Auktionshaus

Auktion: Alte Meister

28. November 2023, 16:00 Uhr

1021

Jeronimus van Diest II.

(Den Haar 1633/34 - 1684 oder später, London)

„Ruderboot, Smalschip und weitere Schiffe auf bewegter See“
um 1650-60
Öl auf Leinwand; gerahmt
102 x 144 cm

Provenienz

Lempertz, Köln, 16. Mai 2009, Nr. 1075 (als Simon de Vlieger);
Kunsthandel, Österreich, 2010;
Dorotheum, Wien, 10. November 2020, Nr. 224 (als Simon de Vlieger);
Dorotheum, Wien, 9. Juni 2021, Nr. 191 (als Pieter Mulier Nachfolger);
Niederländischer Privatbesitz

Gutachten Dr. Gerlinde de Beer, Berumbur, 10. September 2023.

Schätzpreis: € 30.000 - 60.000
Auktion ist beendet.

Auf heftig bewegter See kreuzen mehrere Boote und Schiffe. Die vordere Wellenbahn ein vollbesetztes Ruderboot tragend ist in der Art eines Repoussoirs dunkelgrau gestaltet. Im rechten Mittelgrund fährt ein ‚Smalschip‘ nach rechts, auf welchem zwei Seeleute das Vorsegel und die Flagge sichern, während ein Dritter das Ruder bedient. Weitere Schiffe beleben die See im Hintergrund, während in der Ferne des linken Bildteils diagonale leicht streifige Partien den Niedergang von Regenschauern andeuten. Dort hebt sich vor einem helleren Himmelsbereich die Silhouette einer Kirche mit einem stumpfen Turm ab. Der Schauplatz ist nicht näher spezifiziert.

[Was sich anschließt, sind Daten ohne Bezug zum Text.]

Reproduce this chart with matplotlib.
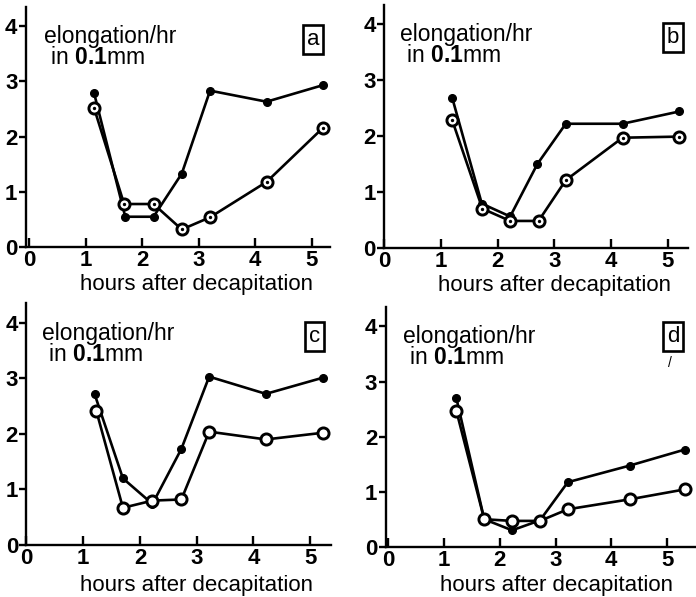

Doch die Anwesenheit von Dreimastern in Küstennähe deutet auf die Zuiderzee hin, die bis auf den Zugang zur offenen Nordsee von Festland umgeben war, aber von Dreimastern befahren werden konnte.

Seit dem Aufscheinen des Gemäldes am Kunstmarkt im Jahre 2009 hat es bisweilen unterschiedliche Zuschreibungen erfahren und wurde sowohl Simon de Vlieger (1600/01-1653) als auch einem Nachfolger Pieter Muliers I. (um 1600-1659/61) zugeschrieben. In einer ausführlichen Analyse konnte Dr. Gerlinde de Beer das vorliegende Seestück nun jedoch als eigenhändiges Werk des in Den Haag und London tätigen Marinemalers Jeronimus van Diest II. identifizieren.
Das Gemälde ist besonders vergleichbar mit zwei monogrammierten Werken van Diests: „Heringfänger unter Geleit von Kriegsschiffen“ in der Sammlung Inder Rieden (vgl. G. de Beer, u.a.: The Golden Age of Dutch Marine Painting, The Inder Rieden Collection, Leiden 2019, Bd. II, Kat. Nr. 43) und „Marinelandschaft mit Fischern im Vordergrund“ (Koller, Zürich, 1. April 2011, Lot 3027). Gemälde wie diese beinhalten kleine Details, die auf Werken von Jeronimus van Diest immer wiederkehren, wie beispielsweise kreisförmige Wolkenformationen durch eine mittige Aufklarung des Himmels, sowie unvermittelt auftauchende kleine Buntwerte in der Kleidung der Seeleute oder drapierte Tücher, hier das verspielte, dekorative Element der um den Flaggenstock gewickelten Flagge. Auch das vollbesetzte Ruderboot mit vorn links mit zehn Insassen, von denen ein Stehender einen Bootshaken hält, findet sich immer wieder, beispielsweise in der oben erwähnten „Marinelandschaft“ oder ein ähnliches Boot mit sechs Insassen auf Jeronimus van Diests 1667 entstandenem Hauptwerk, welches das beschlagnahmte englische Admiralsschiff ‚Prince Charles‘ (Amsterdam, Rijksmuseum, inv./cat.nr. SK-A-1389), zeigt (vgl. Gutachten Dr. Gerlinde de Beer).